I find that a combination of
Handbrake,
Subler and
Aegisub is the best way to extract subtitles. The subtitles on a DVD is basically bitmap (known as VobSub) and does not look very good.
Here is an example of the difference:
First you use Handbrake to convert the DVD into an MP4 file. In this process pay attention to the "Subtitles" tab:
This will include the bitmap subtitles into the video file and if your player can work with these and you can live with this format, you don't need to do anymore. The "Burned in" option, means that the subtitle will be rendered into the video frames and thus it can't be turned off during playback.
If you want the subtitle to be converted into text (SRT) format, Subler works
really well for transforming the images through an OCR process.
For OCR recognition of subtitles that are not in english, I found that it works best if you download the latest training data for that language from the tesseract-oct project on github.
First open this folder: "~/Library/Application Support/Subler/"
Then create a new folder inside it, called: "tessdata" (if it doesn't already exist).
Now download you trained language file from
Github and put it inside the "~/Library/Application Support/Subler/tessdata/" folder. For danish, the file is called: "dan.traineddata"

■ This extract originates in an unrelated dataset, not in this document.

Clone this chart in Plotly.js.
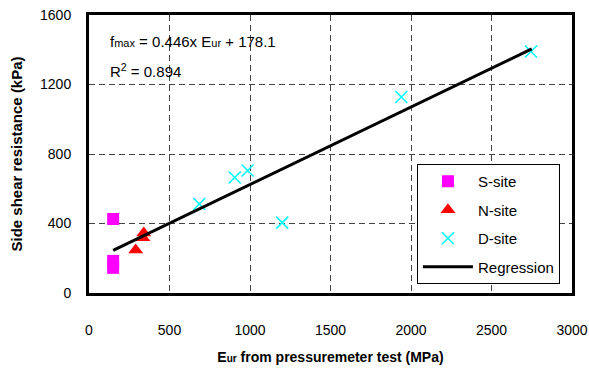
<!DOCTYPE html>
<html>
<head>
<meta charset="utf-8">
<script src="https://cdn.plot.ly/plotly-3.0.1.min.js"></script>
<style>html,body{margin:0;padding:0;background:#fff;}#chart{width:589px;height:376px;}</style>
</head>
<body>
<div id="chart"></div>
<script>
// Data
const sSiteX = [150, 150, 150];
const sSiteY = [426, 185, 145];
const nSiteX = [290, 335, 340];
const nSiteY = [248, 318, 345];
const dSiteX = [685, 905, 985, 1200, 1940, 2745];
const dSiteY = [512, 665, 705, 405, 1128, 1390];
const regX = [150, 2750];
const regY = [245, 1405];
const xTicks = [0, 500, 1000, 1500, 2000, 2500, 3000];
const yTicks = [0, 400, 800, 1200, 1600];

const FONT = 'Liberation Sans, Arial, sans-serif';

const traces = [
  {x: sSiteX, y: sSiteY, name: 'S-site', mode: 'markers', type: 'scatter', legendgroup: 'a',
   marker: {symbol: 'square', size: 12, color: '#ff00ff'}},
  {x: nSiteX, y: nSiteY, name: 'N-site', mode: 'markers', type: 'scatter', legendgroup: 'b',
   marker: {symbol: 'triangle-up', size: 13, color: '#ff0000'}},
  {x: dSiteX, y: dSiteY, name: 'D-site', mode: 'markers', type: 'scatter', legendgroup: 'c',
   marker: {symbol: 'x-thin-open', size: 12, color: '#00ffff', line: {color: '#00ffff', width: 1.6}}},
  {x: regX, y: regY, name: 'Regression', mode: 'lines', type: 'scatter', legendgroup: 'd',
   line: {color: '#000', width: 3}}
];

const layout = {
  width: 589, height: 376,
  margin: {l: 89, r: 17, t: 15, b: 83},
  paper_bgcolor: '#fff', plot_bgcolor: '#fff',
  font: {family: FONT, size: 14, color: '#000'},
  showlegend: true,
  legend: {x: 0.679, y: 0.464, xanchor: 'left', yanchor: 'top',
           bgcolor: '#fff', bordercolor: '#000', borderwidth: 1,
           font: {family: FONT, size: 15, color: '#000'},
           itemwidth: 50, tracegroupgap: 6, traceorder: 'grouped'},
  xaxis: {range: [0, 3000], tickvals: xTicks, ticktext: xTicks.map(String),
          showline: true, mirror: true, linewidth: 3, linecolor: '#000',
          showgrid: true, gridcolor: '#444', gridwidth: 1, griddash: '6px,4px',
          zeroline: false, ticks: 'outside', ticklen: 22, tickcolor: 'rgba(0,0,0,0)',
          tickfont: {family: FONT, size: 14},
          title: {text: '<b>E<span style="font-size:10px">ur</span> from pressuremeter test (MPa)</b>',
                  font: {family: FONT, size: 14}, standoff: 16}},
  yaxis: {range: [0, 1600], tickvals: yTicks, ticktext: yTicks.map(String),
          showline: true, mirror: true, linewidth: 3, linecolor: '#000',
          showgrid: true, gridcolor: '#444', gridwidth: 1, griddash: '6px,4px',
          zeroline: false, ticks: 'outside', ticklen: 12, tickcolor: 'rgba(0,0,0,0)',
          tickfont: {family: FONT, size: 14},
          title: {text: '<b>Side shear resistance (kPa)</b>', font: {family: FONT, size: 15}, standoff: 14}},
  annotations: [
    {xref: 'paper', yref: 'paper', x: 0.039, y: 0.903, xanchor: 'left', yanchor: 'middle', showarrow: false,
     text: 'f<span style="font-size:11px">max</span> = 0.446x E<span style="font-size:11px">ur</span> + 178.1',
     font: {family: FONT, size: 15}},
    {xref: 'paper', yref: 'paper', x: 0.039, y: 0.799, xanchor: 'left', yanchor: 'middle', showarrow: false,
     text: 'R<sup>2</sup> = 0.894', font: {family: FONT, size: 15}}
  ]
};

Plotly.newPlot('chart', traces, layout, {displayModeBar: false, staticPlot: true});
</script>
</body>
</html>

To convert your subtitles that are contained (in VobSub format) inside an MP4 file, the process goes like this:
Open Subler
Select File -> New
Drag your MP4 file into the top window (a dialog will come up and ask which tracks you want to include). Select all or select just the subtitle you want to convert. Then click Add.
Now you are back to the main window and here it is important to set the correct language of the subtitle. Here is how I did for a danish subtitle:
Now select File -> Save as
Chose a different name, so that you don't overwrite your original and let it do the saving. In this process, which takes a few seconds, the OCR will do it's magic and convert the VobSub into text.

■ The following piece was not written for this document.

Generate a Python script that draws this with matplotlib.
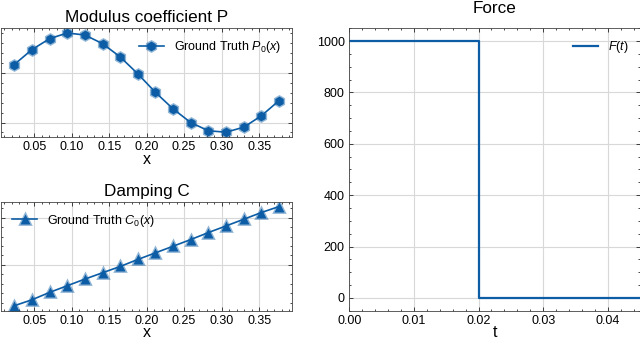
import matplotlib
matplotlib.use("Agg")
import matplotlib.pyplot as plt
from matplotlib.ticker import MultipleLocator
import numpy as np

# spatial grid points
x = [0.0235, 0.0471, 0.0706, 0.0941, 0.1176, 0.1412, 0.1647, 0.1882,
     0.2118, 0.2353, 0.2588, 0.2824, 0.3059, 0.3294, 0.3529, 0.3765]
p0 = [1.583, 1.733, 1.843, 1.900, 1.880, 1.793, 1.660, 1.490,
      1.303, 1.137, 1.000, 0.917, 0.903, 0.953, 1.067, 1.220]
c0 = [0.070, 0.133, 0.211, 0.281, 0.351, 0.418, 0.484, 0.558,
      0.628, 0.698, 0.768, 0.842, 0.912, 0.982, 1.053, 1.116]

# force history
t = [0.0, 0.02, 0.02, 0.045]
force = [1000, 1000, 0, 0]

blue = "#0C5DA5"

plt.rcParams["font.family"] = ["Liberation Sans", "DejaVu Sans"]
plt.rcParams["mathtext.fontset"] = "custom"
plt.rcParams["mathtext.rm"] = "Liberation Sans"
plt.rcParams["mathtext.it"] = "Liberation Sans:italic"
plt.rcParams["xtick.direction"] = "in"
plt.rcParams["ytick.direction"] = "in"
plt.rcParams["xtick.top"] = True
plt.rcParams["ytick.right"] = True
plt.rcParams["xtick.minor.visible"] = True
plt.rcParams["ytick.minor.visible"] = True
plt.rcParams["xtick.major.size"] = 3
plt.rcParams["ytick.major.size"] = 3
plt.rcParams["xtick.minor.size"] = 1.5
plt.rcParams["ytick.minor.size"] = 1.5
plt.rcParams["xtick.major.width"] = 0.5
plt.rcParams["ytick.major.width"] = 0.5
plt.rcParams["xtick.minor.width"] = 0.5
plt.rcParams["ytick.minor.width"] = 0.5
plt.rcParams["xtick.major.pad"] = 3
plt.rcParams["axes.linewidth"] = 0.6
plt.rcParams["xtick.labelsize"] = 9
plt.rcParams["ytick.labelsize"] = 9

fig = plt.figure(figsize=(6.4, 3.42), dpi=100)
ax1 = fig.add_axes([0.0016, 0.599, 0.455, 0.319])
ax2 = fig.add_axes([0.0016, 0.0915, 0.455, 0.319])
ax3 = fig.add_axes([0.546, 0.0915, 0.454, 0.826])

mk = dict(color=blue, lw=1.2, ms=7, mfc=blue, mec=(0.047, 0.365, 0.647, 0.45), mew=2)

ax1.plot(x, p0, marker="h", label=r"Ground Truth $P_0(x)$", **mk)
ax1.set_title("Modulus coefficient P", fontsize=12.3, pad=4)
ax1.set_xlabel("x", fontsize=11.5, labelpad=-1)
ax1.set_yticklabels([])
ax1.legend(loc="upper right", frameon=False, fontsize=9)

ax2.plot(x, c0, marker="^", label=r"Ground Truth $C_0(x)$", **mk)
ax2.set_title("Damping C", fontsize=12.3, pad=4)
ax2.set_xlabel("x", fontsize=11.5, labelpad=-1)
ax2.set_yticklabels([])
ax2.legend(loc="upper left", frameon=False, fontsize=9)

for ax in (ax1, ax2):
    ax.xaxis.set_major_locator(MultipleLocator(0.05))
    ax.xaxis.set_minor_locator(MultipleLocator(0.01))

ax3.plot(t, force, color=blue, lw=1.6, label=r"$F(t)$")
ax3.set_xlim(0, 0.045)
ax3.xaxis.set_major_locator(MultipleLocator(0.01))
ax3.set_title("Force", fontsize=12.3, pad=11)
ax3.set_xlabel("t", fontsize=11.5, labelpad=-1)
ax3.legend(loc="upper right", frameon=False, fontsize=9)

for ax in (ax1, ax2, ax3):
    ax.grid(True, color="#d8d8d8", lw=0.8)
    ax.set_axisbelow(True)
    for s in ax.spines.values():
        s.set_color("#444444")

fig.savefig("out.png", dpi=100)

Once done, select your subtitle track in the upper window and select File -> Export. Type a name for your subtitle (e.g. "Jurassic Park.srt" and click Save.
You can delete the temporary MP4 that Subler created as it isn't really needed.
Sublet does more that just the OCR of the subtitle. This is why the process seems a little strange. But I find that in almost all cases, you will want to run a spell-checker against your subtitle. So I always export it to SRT.
To check for spelling errors (or to make other adjustments), I found that Aegisub works well.
I hope this guide will help people, as it took me quite a while to discover how these different tools work.